In the Principia, Newton poses three closely related problems. One is projectile motion under the influence of a frictional force that's proportional to velocity (book II, section I). Next he considers the case where the friction is proportional to the square of the velocity (book II, section II), and finally the case where it's of the form av+bv^2, where a and b are constants (book II, section III). Let's call these cases 1, 2, and 3.

Case 1 is pretty straightforward. The x and y motions are decoupled, and each of the motions is governed by a first-order, linear, inhomogeneous equation.

Case 2 is actually of more physical interest than case 1 for most real-world projectiles. For example, when you toss a baseball in air, its Reynolds number is about 10^4 or 10^5, and in that regime, a force proportional to v^2 is a pretty decent approximation. There is a well known closed-form solution for the one-dimensional subcase (I actually had a student a few years back who figured it out for herself, which was impressive), which is y=A ln[cosh(t sqrt(g/A))].
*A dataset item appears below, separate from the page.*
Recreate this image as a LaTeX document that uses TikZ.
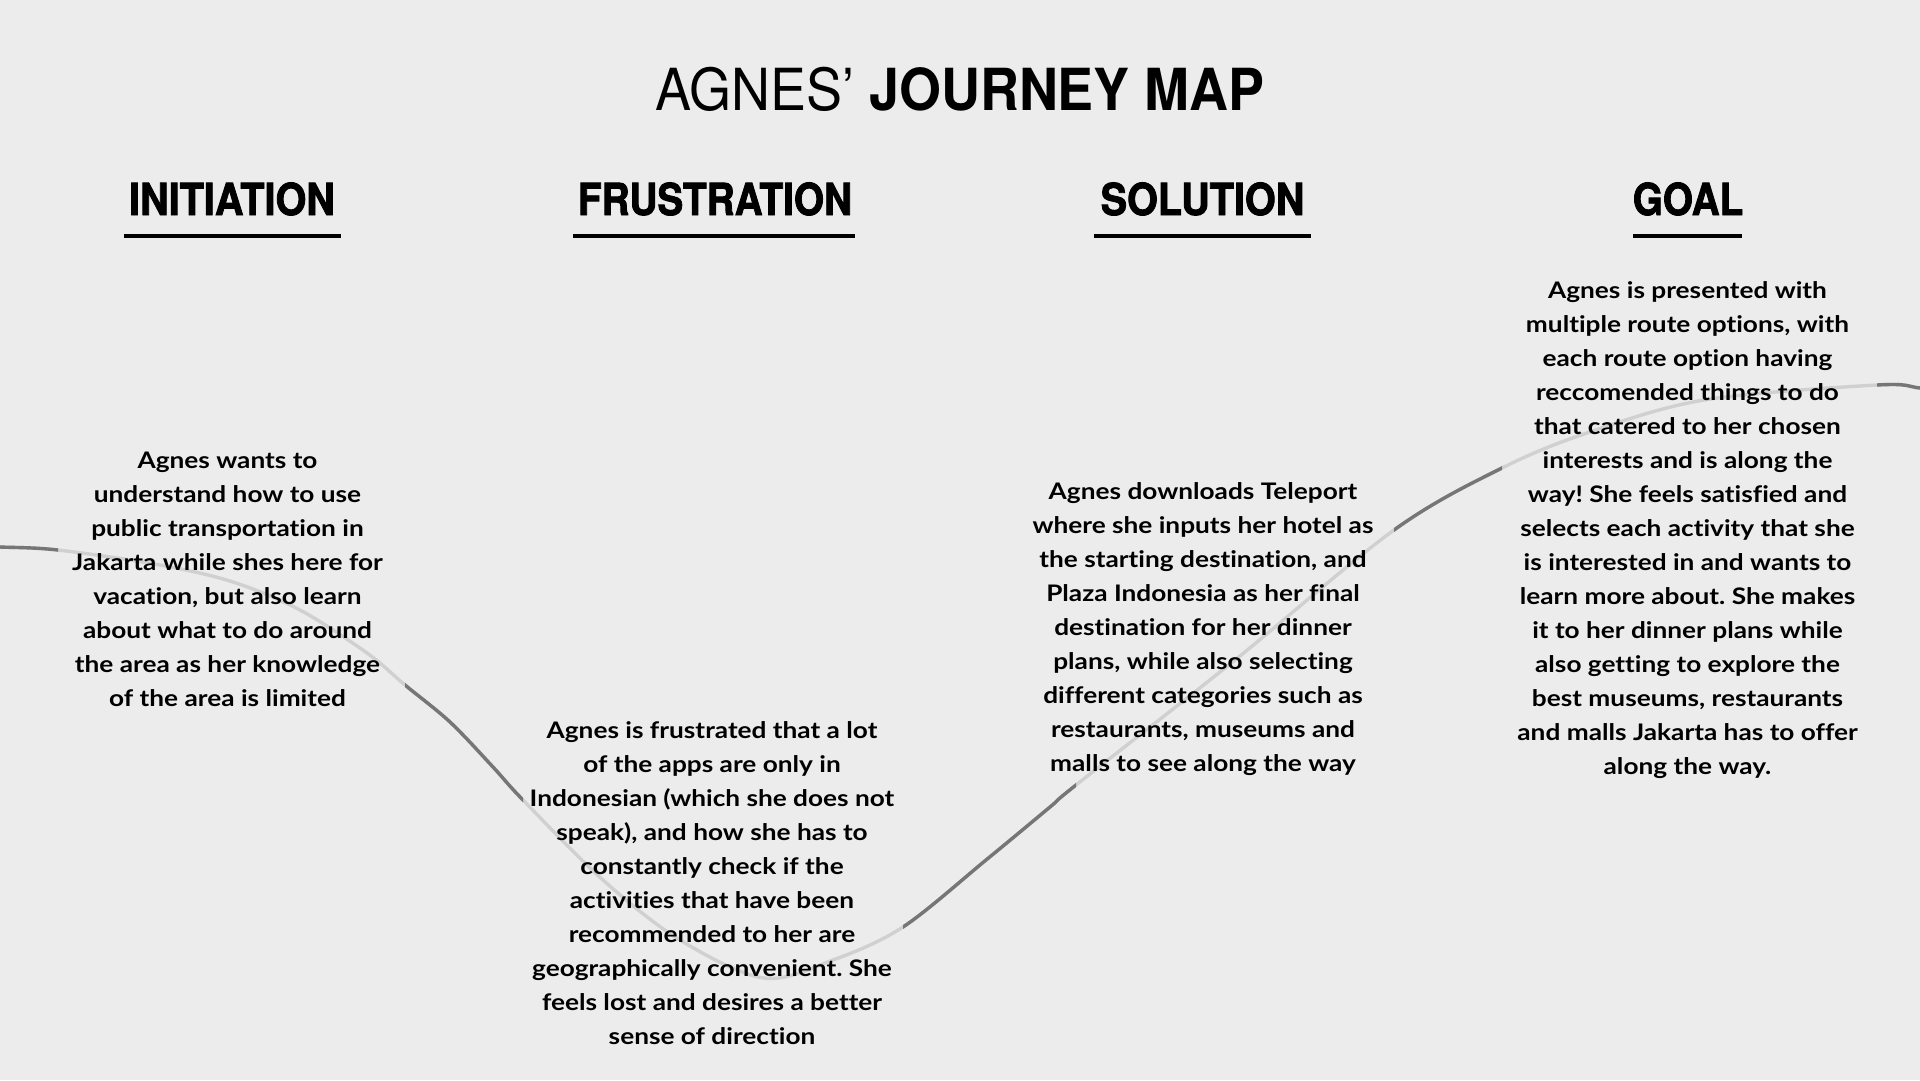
\documentclass[tikz,border=0pt]{standalone}
\usepackage{fontspec}
\setmainfont{Lato}[FakeStretch=1.15, Ligatures={NoCommon}]
\newfontfamily\heros{TeX Gyre Heros}
\newfontfamily\herosheavy{TeX Gyre Heros}[BoldFeatures={FakeBold=2}]
\definecolor{bgc}{RGB}{236,236,236}
\definecolor{darkc}{RGB}{118,118,118}
\definecolor{lightc}{RGB}{208,208,208}
\frenchspacing
\newcommand\journeycurve[1]{\draw[#1] plot[smooth,tension=0.55] coordinates {(-20,546) (0,547) (58,550) (160,565) (233,582) (300,610) (367,653) (405,685) (450,722) (493,767) (523,800) (603,880) (680,940) (764,978) (833,960) (903,927) (986,860) (1050,807) (1076,785) (1235,660) (1394,530) (1502,468) (1587,433) (1704,400) (1877,385) (1920,388) (1960,393)};}
\begin{document}
\begin{tikzpicture}[x=1pt,y=-1pt,
  body/.style={anchor=north, align=center, inner sep=0pt, text=black, font=\frenchspacing\bfseries\fontsize{22.8}{34}\selectfont},
  head/.style={anchor=base, inner sep=0pt, text=black, font=\herosheavy\bfseries\fontsize{44}{44}\selectfont},
  titlestyle/.style={anchor=base, inner sep=0pt, text=black, font=\heros\fontsize{58}{58}\selectfont},
  uline/.style={line width=4pt, black},
  curvelight/.style={draw=lightc, line width=3.4pt},
  curvedark/.style={draw=darkc, line width=3.4pt}]
\fill[bgc] (0,0) rectangle (1920,1080);
\useasboundingbox (0,0) rectangle (1920,1080);
% journey curve
\journeycurve{curvelight}
\foreach \a/\b in {-30/58, 405/523, 903/1076, 1394/1502, 1877/1980} {
  \begin{scope}
    \clip (\a,-10) rectangle (\b,1090);
    \journeycurve{curvedark}
  \end{scope}
}
% title
\node[titlestyle] (title) at (960,110) {\scalebox{0.93}[1]{AGNES’ \textbf{JOURNEY MAP}}};
% headers
\node[head] (h1) at (232,215) {\scalebox{0.9}[1]{INITIATION}};
\node[head] (h2) at (715,215) {\scalebox{0.88}[1]{FRUSTRATION}};
\node[head] (h3) at (1202.5,215) {\scalebox{0.9}[1]{SOLUTION}};
\node[head] (h4) at (1688,215) {\scalebox{0.88}[1]{GOAL}};
\draw[uline] (124,236) -- (341,236);
\draw[uline] (573,236) -- (855,236);
\draw[uline] (1094,236) -- (1311,236);
\draw[uline] (1633,236) -- (1742,236);
% texts
\node[body] (t1) at (227.5,448.5) {\rule{0pt}{20pt}Agnes wants to\\
understand how to use\\
public transportation in\\
Jakarta while shes here for\\
vacation, but also learn\\
about what to do around\\
the area as her knowledge\\
of the area is limited};
\node[body] (t2) at (712,718) {\rule{0pt}{20pt}Agnes is frustrated that a lot\\
of the apps are only in\\
Indonesian (which she does not\\
speak), and how she has to\\
constantly check if the\\
activities that have been\\
recommended to her are\\
geographically convenient. She\\
feels lost and desires a better\\
sense of direction};
\node[body] (t3) at (1203,479.3) {\rule{0pt}{20pt}Agnes downloads Teleport\\
where she inputs her hotel as\\
the starting destination, and\\
Plaza Indonesia as her final\\
destination for her dinner\\
plans, while also selecting\\
different categories such as\\
restaurants, museums and\\
malls to see along the way};
\node[body] (t4) at (1687.5,278.5) {\rule{0pt}{20pt}Agnes is presented with\\
multiple route options, with\\
each route option having\\
reccomended things to do\\
that catered to her chosen\\
interests and is along the\\
way! She feels satisfied and\\
selects each activity that she\\
is interested in and wants to\\
learn more about. She makes\\
it to her dinner plans while\\
also getting to explore the\\
best museums, restaurants\\
and malls Jakarta has to offer\\
along the way.};
\end{tikzpicture}
\end{document}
A hint is that this page has a photo of him holding up a large sheet of paper with his closed-form solution on it. The equation is clearly visible, and reads g^2/(2u^2)+(alpha g/2)[v sqrt(u^2+v^2) / u^2 + arsinh |v/u|] = const. The notation isn't explained, but clearly u and v are the components of some vector, probably the velocity vector. If so, then the constant alpha has to have units of inverse meters.

This makes me think that what he's solved is the full two-dimensional version of case 2. It can't be case 3, because besides g there is only the one constant alpha appearing in his equation. If you write down the equation of motion, a=F/m=(mg-bv^2)/m=g-(b/m)v^2, the constant that naturally occurs is b/m, which has units of inverse meters. It also makes sense that his solution has a hyperbolic trig function in it, since the y(t) for the one-dimensional version of case 2 has a hyperbolic trig function in it.

If my interpretation is right, then you should get a correct one-dimensional result from his equation when u=0. Unfortunately his equation blows up to infinity in that case, so I'm not sure how to extract any sane interpretation from it. By setting alpha=0, you should also get the case with zero friction. That does sort of make sense, since it says u is a constant, which it should be in that case.

It would be interesting to see if my interpretation is right by doing a numerical simulation and seeing if his expression really does seem to be a constant of the motion.

One thing to point out is that he may not have actually solved the full problem as set by Newton. He hasn't found the equation of the trajectory in closed form (which I think was what Newton was most interested in), and he also hasn't found the position in closed form as a function of time. (This is all assuming my interpretation is right.)

Re:Explain the mind of a genius?

[the+gnat]

...it does publish great papers, but does require something of a personal connection to get into... Same for The Proceedings of the National Academy of Sciences

Actually, this isn't so true of PNAS any more. One of the previous editors decided in the late 1990s to raise the quality prestige of the journal by accepting more papers through a traditional peer-review route, as opposed to NAS members "communicating" or "contributing" articles (which would often have minimal peer review). This was very successful, and now most articles in PNAS get in through the front door, and they're slowly eliminating the back doors. The overall quality is pretty good - not as high-impact as Science or Nature or some of the top specialty journals, but it's definitely a journal that researchers are excited about publishing in if they can't get into the top tier. The fact that they're not part of Elsevier or one of the other big commercial publishers, and their open-access fee is very reasonable, is an added bonus. (Disclaimer: I've published there, so I'm not entirely unbiased.)

Now, as with any journal, knowing the right people always helps - sadly, this is true at any level.